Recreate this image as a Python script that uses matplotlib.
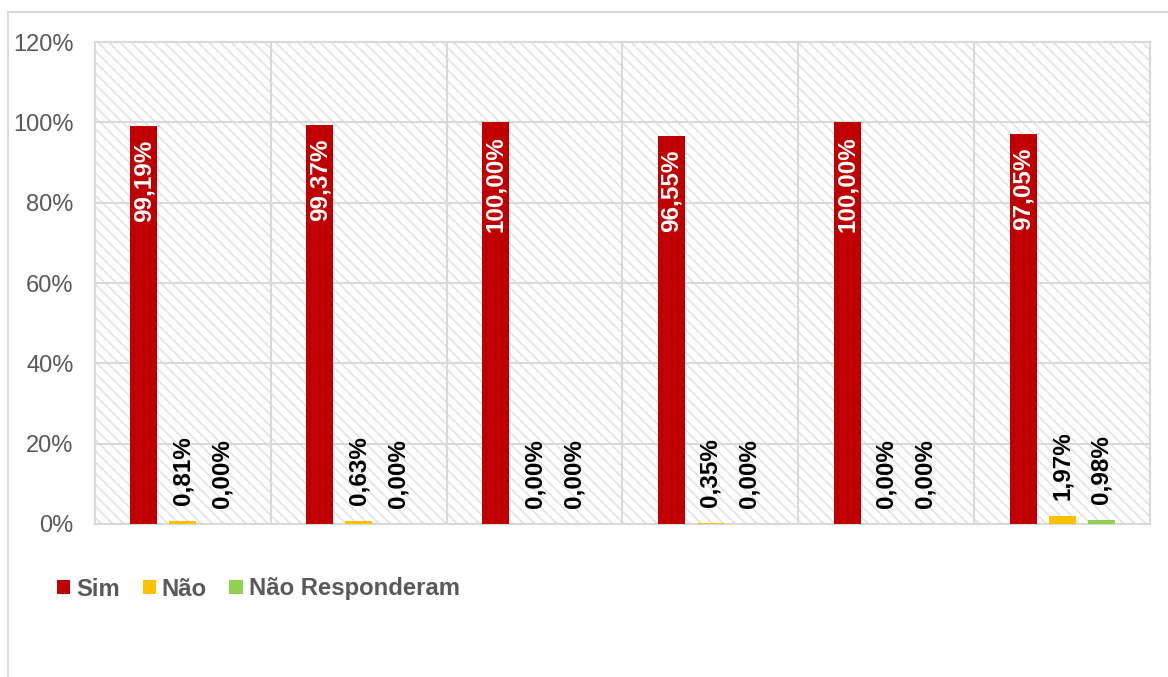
import numpy as np
import matplotlib
matplotlib.use("Agg")
import matplotlib.pyplot as plt
from matplotlib.patches import Rectangle
from matplotlib.ticker import FuncFormatter

plt.rcParams['font.family'] = ['Liberation Sans', 'DejaVu Sans']
plt.rcParams['hatch.linewidth'] = 1.2
plt.rcParams['hatch.color'] = '#e3e3e3'

# Data (percent)
groups = ["1", "2", "3", "4", "5", "6"]
series_names = ["Sim", "Não", "Não Responderam"]
sim = [99.19, 99.37, 100.00, 96.55, 100.00, 97.05]
nao = [0.81, 0.63, 0.00, 0.35, 0.00, 1.97]
nao_resp = [0.00, 0.00, 0.00, 0.00, 0.00, 0.98]
colors = ["#C00000", "#FFC000", "#92D050"]
y_ticks = [0, 20, 40, 60, 80, 100, 120]


def fmt_pt(v):
    return ("%.2f" % v).replace(".", ",") + "%"


fig = plt.figure(figsize=(11.68, 6.77), dpi=100)
ax = fig.add_axes([95 / 1168, 153 / 677, 1055 / 1168, 482 / 677])

# outer chart border
fig.patches.append(Rectangle((8 / 1168, -0.1), 1.2, (677 - 12) / 677 + 0.1,
                             transform=fig.transFigure, fill=False,
                             edgecolor='#d9d9d9', linewidth=1.5))

# hatched plot background
ax.add_patch(Rectangle((0, 0), 1, 1, transform=ax.transAxes, facecolor='white',
                       edgecolor='#e3e3e3', hatch='\\\\\\', linewidth=0, zorder=0.1))

x = np.arange(len(groups))
offset = 0.222
width = 0.154
all_series = [sim, nao, nao_resp]
for i, (vals, name, col) in enumerate(zip(all_series, series_names, colors)):
    pos = x + (i - 1) * offset
    ax.bar(pos, vals, width, color=col, label=name, zorder=3)
    for p, v in zip(pos, vals):
        if i == 0:
            ax.annotate(fmt_pt(v), (p, v), xytext=(0, -10), textcoords='offset points',
                        rotation=90, ha='center', va='top', color='white',
                        fontsize=17.5, fontweight='bold', zorder=4)
        else:
            ax.annotate(fmt_pt(v), (p, v), xytext=(0, 11.5), textcoords='offset points',
                        rotation=90, ha='center', va='bottom', color='black',
                        fontsize=17.5, fontweight='bold', zorder=4)

ax.set_xlim(-0.5, len(groups) - 0.5)
ax.set_ylim(0, 120)
ax.set_yticks(y_ticks)
ax.yaxis.set_major_formatter(FuncFormatter(lambda v, p: "%d%%" % v))
ax.set_xticks(np.arange(-0.5, len(groups), 1))
ax.set_xticklabels([])
ax.tick_params(axis='both', length=0, labelsize=17, labelcolor='#595959', pad=15.5)
ax.grid(True, color='#d9d9d9', linewidth=1.5, zorder=0.5)
ax.set_axisbelow(True)
for s in ax.spines.values():
    s.set_color('#d9d9d9')
    s.set_linewidth(1.5)

leg = fig.legend(loc='center left', bbox_to_anchor=(57 / 1168, 88 / 677), ncol=3,
                 frameon=False, fontsize=17.2, handlelength=0.55, handleheight=0.55,
                 handletextpad=0.25, columnspacing=0.95, borderpad=0, borderaxespad=0)
for t in leg.get_texts():
    t.set_color('#595959')
    t.set_fontweight('bold')

fig.savefig("out.png", dpi=100)
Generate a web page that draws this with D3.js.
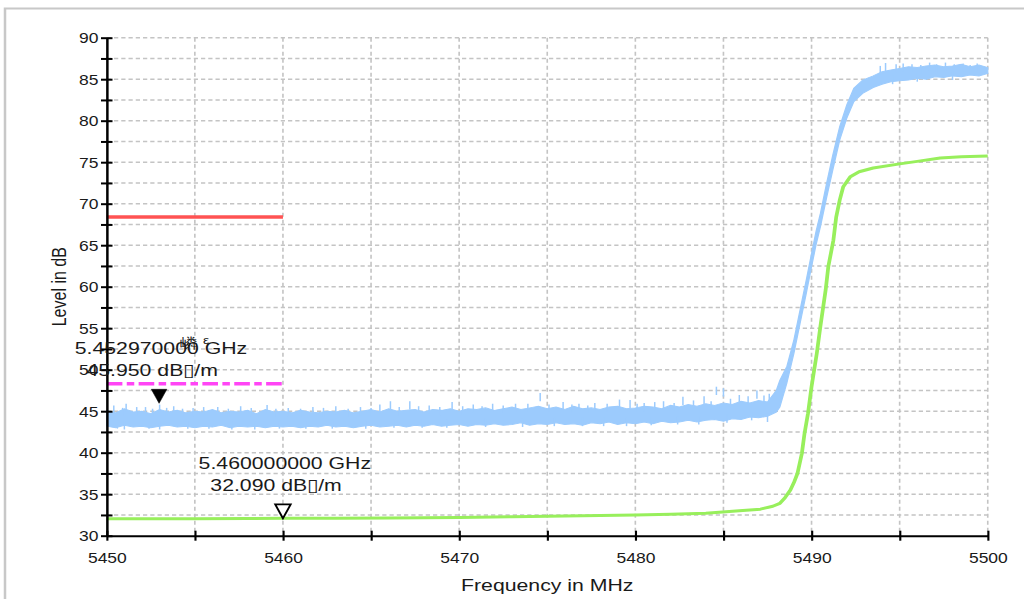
<!DOCTYPE html>
<html>
<head>
<meta charset="utf-8">
<script src="https://cdn.jsdelivr.net/npm/d3@7"></script>
<style>
  html, body { margin: 0; padding: 0; background: #fff; }
  svg { display: block; }
  text { font-family: "Liberation Sans", Arial, sans-serif; fill: #1a1a1a; }
</style>
</head>
<body>
<svg id="chart" width="1024" height="599"></svg>
<script>
// ---------- axis ranges and tick labels ----------
const freqDomain = [5450, 5500];          // MHz
const levelDomain = [30, 90];             // dB
const freqTickLabels = [5450, 5460, 5470, 5480, 5490, 5500];
const levelTickLabels = [30, 35, 40, 45, 50, 55, 60, 65, 70, 75, 80, 85, 90];

// ---------- peak trace (blue): noise floor envelope, 0.5 MHz grid 5450 .. 5487.5 ----------
const floorFreq = d3.range(5450, 5488, 0.5);
const floorHigh = [
  45.1, 44.8, 45.3, 44.9, 45.0, 44.7, 45.2, 44.9, 45.1, 44.8,
  45.0, 44.9, 45.2, 44.8, 45.0, 44.9, 45.1, 44.7, 45.2, 44.9,
  45.0, 44.8, 45.1, 44.9, 44.8, 45.0, 44.9, 45.1, 44.8, 45.0,
  45.2, 44.9, 45.3, 45.0, 45.1, 45.2, 44.9, 45.2, 45.1, 45.3,
  45.0, 45.3, 45.2, 45.4, 45.1, 45.3, 45.5, 45.2, 45.4, 45.6,
  45.3, 45.5, 45.2, 45.6, 45.3, 45.4, 45.2, 45.5, 45.6, 45.3,
  45.4, 45.6, 45.5, 45.3, 45.7, 45.5, 45.8, 45.6, 45.9, 45.7,
  46.0, 45.8, 46.2, 46.0, 46.3, 46.1
];
const floorLow = [
  43.2, 43.0, 43.3, 43.1, 43.2, 43.0, 43.2, 43.3, 43.1, 43.2,
  43.0, 43.2, 43.1, 43.3, 43.0, 43.2, 43.1, 43.2, 43.0, 43.2,
  43.1, 43.2, 43.0, 43.2, 43.1, 43.3, 43.1, 43.2, 43.0, 43.2,
  43.3, 43.1, 43.2, 43.3, 43.1, 43.3, 43.2, 43.4, 43.2, 43.3,
  43.4, 43.2, 43.4, 43.3, 43.5, 43.3, 43.4, 43.6, 43.3, 43.5,
  43.4, 43.6, 43.4, 43.5, 43.3, 43.6, 43.5, 43.7, 43.4, 43.6,
  43.5, 43.7, 43.5, 43.8, 43.6, 43.7, 43.9, 43.7, 43.9, 44.0,
  43.8, 44.1, 44.0, 44.3, 44.2, 44.4
];

// ---------- peak trace (blue): band edge and in-band plateau ----------
const riseFreq = [5488.0, 5488.2, 5488.6, 5489.0, 5489.35, 5489.7, 5490.0, 5490.25, 5490.5, 5490.86,
                  5491.2, 5491.6, 5492.0, 5492.4, 5492.9, 5493.5, 5494.0, 5494.5, 5495.0, 5495.5,
                  5496.0, 5496.5, 5497.0, 5497.5, 5498.0, 5498.5, 5499.0, 5499.5, 5500.0];
const riseLow  = [44.9, 45.5, 48.4, 52.0, 55.6, 59.2, 62.4, 65.0, 67.2, 70.8,
                  74.0, 77.7, 80.3, 82.3, 83.3, 84.0, 84.4, 84.7, 84.8, 84.9,
                  85.1, 85.0, 85.3, 85.2, 85.4, 85.3, 85.5, 85.4, 85.7];
const riseHigh = [47.5, 48.7, 50.4, 53.6, 57.2, 60.8, 64.0, 66.6, 68.8, 72.5,
                  75.8, 79.3, 81.9, 83.9, 84.9, 85.4, 85.9, 86.1, 86.3, 86.5,
                  86.4, 86.6, 86.7, 86.5, 86.6, 86.8, 86.5, 86.7, 86.4];

// ---------- peak trace (blue): isolated spikes [MHz, dB] ----------
const spikeUp = [
  [5450.4, 45.7], [5450.9, 45.4], [5451.1, 45.9], [5451.7, 45.5], [5452.2, 45.5], [5452.6, 45.3],
  [5453.0, 45.8], [5453.4, 45.4], [5453.8, 45.6], [5454.3, 45.3], [5454.9, 45.4], [5455.5, 45.5],
  [5456.3, 45.5], [5456.9, 45.3], [5457.6, 45.6], [5458.2, 45.4], [5459.1, 45.75], [5459.6, 45.3],
  [5460.3, 45.4], [5461.0, 45.3], [5461.7, 45.5], [5462.3, 45.4], [5463.0, 45.6], [5463.7, 45.3],
  [5464.4, 45.5], [5465.0, 45.4], [5465.5, 45.8], [5466.1, 46.2], [5466.6, 45.5], [5467.2, 46.2],
  [5467.7, 45.6], [5468.3, 45.7], [5468.9, 45.5], [5469.6, 46.1], [5470.2, 45.6], [5470.8, 45.8],
  [5471.3, 45.6], [5471.9, 45.9], [5472.5, 45.7], [5473.2, 45.9], [5473.9, 45.9], [5474.6, 47.2],
  [5475.1, 45.8], [5475.9, 46.1], [5476.4, 45.8], [5476.8, 45.9], [5477.3, 45.7], [5477.7, 46.0],
  [5478.4, 45.9], [5479.1, 46.4], [5479.7, 46.35], [5480.1, 45.9], [5480.5, 46.0], [5481.1, 46.1],
  [5481.6, 46.2], [5482.2, 46.0], [5482.7, 46.75], [5483.3, 46.3], [5483.9, 46.8], [5484.3, 46.2],
  [5484.6, 47.95], [5485.0, 47.75], [5485.4, 46.5], [5485.9, 46.95], [5486.4, 46.8], [5486.9, 47.5],
  [5487.3, 46.9], [5487.6, 47.1],
  [5493.9, 86.6], [5494.2, 86.95], [5494.8, 86.8], [5495.2, 86.9], [5495.7, 86.8], [5496.2, 86.7],
  [5496.7, 87.0], [5497.1, 86.8], [5497.6, 87.0], [5498.1, 86.8], [5498.6, 86.9], [5499.0, 86.7],
  [5499.4, 86.9]
];
const spikeDown = [
  [5450.6, 42.9], [5451.0, 42.8], [5452.4, 42.9], [5453.0, 42.8], [5454.6, 42.9], [5455.8, 42.9],
  [5457.1, 42.8], [5458.4, 42.8], [5459.8, 42.9], [5461.3, 42.9], [5462.8, 42.9], [5464.7, 42.9],
  [5466.3, 43.0], [5467.9, 43.0], [5469.3, 43.0], [5471.5, 43.1], [5473.6, 43.1], [5475.4, 43.2],
  [5477.0, 43.2], [5478.2, 43.2], [5479.5, 43.2], [5480.9, 43.3], [5482.4, 43.4], [5483.6, 43.4],
  [5485.2, 43.6], [5486.6, 43.9], [5487.5, 43.7],
  [5494.6, 84.4], [5496.0, 84.7], [5498.0, 84.9]
];

// ---------- average trace (green) ----------
const avgFreq  = [5450, 5452, 5455, 5458, 5460, 5463, 5466, 5470, 5473, 5476, 5480, 5482, 5484,
                  5485.9, 5487.1, 5487.8, 5488.2, 5488.5, 5488.8, 5489.0, 5489.2, 5489.45, 5489.6,
                  5489.8, 5490.0, 5490.3, 5490.5, 5490.8, 5490.95, 5491.24, 5491.4, 5491.6, 5491.8,
                  5492.2, 5492.7, 5493.5, 5495.0, 5496.0, 5497.3, 5498.5, 5500];
const avgLevel = [32.05, 32.03, 32.05, 32.06, 32.09, 32.1, 32.14, 32.2, 32.28, 32.38, 32.5, 32.58, 32.7,
                  33.0, 33.2, 33.55, 33.9, 34.6, 35.5, 36.4, 37.5, 39.9, 42.3,
                  44.75, 47.95, 52.0, 55.2, 59.6, 62.4, 65.6, 68.4, 70.45, 72.05,
                  73.25, 73.85, 74.3, 74.8, 75.1, 75.5, 75.65, 75.75];

// ---------- limit lines ----------
const limitSpan = [5450, 5460];
const peakLimit = 68.4;
const avgLimit = 48.3;

// ---------- markers ----------
const markerFreqGHz = [5.45297, 5.46];
const markerLevel = [45.95, 32.09];
const markerFilled = [true, false];

// ---------- layout (drawn on a horizontally stretched canvas) ----------
const W = 819.2, H = 599;
const svg = d3.select("#chart")
  .attr("viewBox", `0 0 ${W} ${H}`)
  .attr("preserveAspectRatio", "none");

const plot = { left: 85.4, right: 790.2, top: 37.7, bottom: 535.7 };
const x = d3.scaleLinear().domain(freqDomain).range([plot.left, plot.right]);
const y = d3.scaleLinear().domain(levelDomain).range([plot.bottom, plot.top]);

// outer frame (left and top edges visible)
svg.append("path")
  .attr("d", `M4,${H} V8.5 H${W}`)
  .attr("fill", "none")
  .attr("stroke", "#c8c8c8")
  .attr("stroke-width", 2);

// grid
const yGrid = d3.range(32.5, 90.01, 2.5);
const xGrid = d3.range(5455, 5500.01, 5);
const grid = svg.append("g").attr("stroke", "#c4c4c4").attr("stroke-width", 1.5).attr("fill", "none");
grid.selectAll("line.h").data(yGrid).join("line")
  .attr("x1", plot.left).attr("x2", plot.right)
  .attr("y1", d => y(d)).attr("y2", d => y(d))
  .attr("stroke-dasharray", "3.4,2.4");
grid.selectAll("line.v").data(xGrid).join("line")
  .attr("x1", d => x(d)).attr("x2", d => x(d))
  .attr("y1", plot.top).attr("y2", plot.bottom)
  .attr("stroke-width", 1.3)
  .attr("stroke-dasharray", "4,3");

// peak trace band
const blue = "#9ccbfd";
const bandData = floorFreq.map((f, i) => ({ f, lo: floorLow[i], hi: floorHigh[i] }))
  .concat(riseFreq.map((f, i) => ({ f, lo: riseLow[i], hi: riseHigh[i] })));
svg.append("path")
  .datum(bandData)
  .attr("d", d3.area().x(d => x(d.f)).y0(d => y(d.lo)).y1(d => y(d.hi)))
  .attr("fill", blue)
  .attr("stroke", blue)
  .attr("stroke-width", 1);

const spikes = svg.append("g").attr("stroke", blue).attr("stroke-width", 1.2);
spikes.selectAll("line.up").data(spikeUp).join("line")
  .attr("x1", d => x(d[0])).attr("x2", d => x(d[0]))
  .attr("y1", d => y(d[1] - 1.0)).attr("y2", d => y(d[1]));
spikes.selectAll("line.down").data(spikeDown).join("line")
  .attr("x1", d => x(d[0])).attr("x2", d => x(d[0]))
  .attr("y1", d => y(d[1] + 1.0)).attr("y2", d => y(d[1]));

// average trace
svg.append("path")
  .datum(avgFreq.map((f, i) => [f, avgLevel[i]]))
  .attr("d", d3.line().x(d => x(d[0])).y(d => y(d[1])))
  .attr("fill", "none")
  .attr("stroke", "#98ef5c")
  .attr("stroke-width", 3)
  .attr("stroke-linejoin", "round");

// limit lines
svg.append("line")
  .attr("x1", x(limitSpan[0])).attr("x2", x(limitSpan[1]))
  .attr("y1", y(peakLimit)).attr("y2", y(peakLimit))
  .attr("stroke", "#ff5353").attr("stroke-width", 3.5);
svg.append("line")
  .attr("x1", x(limitSpan[0])).attr("x2", x(limitSpan[1]))
  .attr("y1", y(avgLimit)).attr("y2", y(avgLimit))
  .attr("stroke", "#ff45f5").attr("stroke-width", 3.5)
  .attr("stroke-dasharray", "12.5,3.5,6,3.5");

// y axis
const yAxis = d3.axisLeft(y)
  .tickValues(d3.range(30, 90.01, 2.5))
  .tickFormat(d => levelTickLabels.includes(d) ? d : "")
  .tickSizeOuter(0);
const gy = svg.append("g").attr("transform", `translate(${plot.left},0)`).call(yAxis);
gy.select(".domain").attr("stroke", "#000").attr("stroke-width", 2);
gy.selectAll(".tick line").attr("x1", -4.6).attr("x2", 4.6).attr("stroke", "#000").attr("stroke-width", 2);
gy.selectAll(".tick text").attr("x", -6.6).attr("dy", "0.36em")
  .attr("font-size", 14).attr("fill", "#1a1a1a")
  .attr("font-family", "'Liberation Sans', Arial, sans-serif");

// x axis
const xAxis = d3.axisBottom(x)
  .tickValues(d3.range(5450, 5500.01, 5))
  .tickFormat(d => freqTickLabels.includes(d) ? d : "")
  .tickSizeOuter(0);
const gx = svg.append("g").attr("transform", `translate(0,${plot.bottom})`).call(xAxis);
gx.select(".domain").attr("stroke", "#000").attr("stroke-width", 2);
gx.selectAll(".tick line").attr("y1", -5).attr("y2", 5).attr("stroke", "#000").attr("stroke-width", 1.7);
gx.selectAll(".tick text").attr("y", 17.5).attr("dy", "0.71em")
  .attr("font-size", 14).attr("fill", "#1a1a1a")
  .attr("font-family", "'Liberation Sans', Arial, sans-serif");

// axis titles
svg.append("text")
  .attr("x", (plot.left + plot.right) / 2)
  .attr("y", 591)
  .attr("text-anchor", "middle")
  .attr("font-size", 17)
  .text("Frequency in MHz");
svg.append("text")
  .attr("transform", `translate(53,${(plot.top + plot.bottom) / 2}) rotate(-90)`)
  .attr("text-anchor", "middle")
  .attr("font-size", 16)
  .text("Level in dB");

// markers
const markers = svg.append("g");
markerFreqGHz.forEach((fg, i) => {
  const mx = x(fg * 1000), my = y(markerLevel[i]);
  markers.append("path")
    .attr("d", `M${mx},${my} L${mx - 6.2},${my - 14} L${mx + 6.2},${my - 14} Z`)
    .attr("fill", markerFilled[i] ? "#000" : "#fff")
    .attr("stroke", "#000")
    .attr("stroke-width", markerFilled[i] ? 0.5 : 1.6)
    .attr("stroke-linejoin", "miter");
  markers.append("text")
    .attr("x", mx + 1.5).attr("y", my - 49.3)
    .attr("text-anchor", "middle")
    .attr("font-size", 17)
    .text(`${fg.toFixed(9)} GHz`);
  markers.append("text")
    .attr("x", mx - 5.5).attr("y", my - 27)
    .attr("text-anchor", "middle")
    .attr("font-size", 17)
    .text(`${markerLevel[i].toFixed(3)} dB\u25AF/m`);
});

// marker tag above the first marker label
markers.append("text")
  .attr("x", 144).attr("y", 348)
  .attr("font-size", 14)
  .attr("font-family", "'Noto Sans CJK SC', sans-serif")
  .text("嶙");
markers.append("text")
  .attr("x", 162.5).attr("y", 344)
  .attr("font-size", 11)
  .text("ε");
</script>
</body>
</html>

# Exercise:
Print the entries as they stand, first line through the line holding "edgecolor='#e3e3e3', hatch='\\\\\\', linewidth=0, zorder=0.1))", with every picture removed.

# Solution for this task:
Recreate this image as a Python script that uses matplotlib.
import numpy as np
import matplotlib
matplotlib.use("Agg")
import matplotlib.pyplot as plt
from matplotlib.patches import Rectangle
from matplotlib.ticker import FuncFormatter

plt.rcParams['font.family'] = ['Liberation Sans', 'DejaVu Sans']
plt.rcParams['hatch.linewidth'] = 1.2
plt.rcParams['hatch.color'] = '#e3e3e3'

# Data (percent)
groups = ["1", "2", "3", "4", "5", "6"]
series_names = ["Sim", "Não", "Não Responderam"]
sim = [99.19, 99.37, 100.00, 96.55, 100.00, 97.05]
nao = [0.81, 0.63, 0.00, 0.35, 0.00, 1.97]
nao_resp = [0.00, 0.00, 0.00, 0.00, 0.00, 0.98]
colors = ["#C00000", "#FFC000", "#92D050"]
y_ticks = [0, 20, 40, 60, 80, 100, 120]


def fmt_pt(v):
    return ("%.2f" % v).replace(".", ",") + "%"


fig = plt.figure(figsize=(11.68, 6.77), dpi=100)
ax = fig.add_axes([95 / 1168, 153 / 677, 1055 / 1168, 482 / 677])

# outer chart border
fig.patches.append(Rectangle((8 / 1168, -0.1), 1.2, (677 - 12) / 677 + 0.1,
                             transform=fig.transFigure, fill=False,
                             edgecolor='#d9d9d9', linewidth=1.5))

# hatched plot background
ax.add_patch(Rectangle((0, 0), 1, 1, transform=ax.transAxes, facecolor='white',
                       edgecolor='#e3e3e3', hatch='\\\\\\', linewidth=0, zorder=0.1))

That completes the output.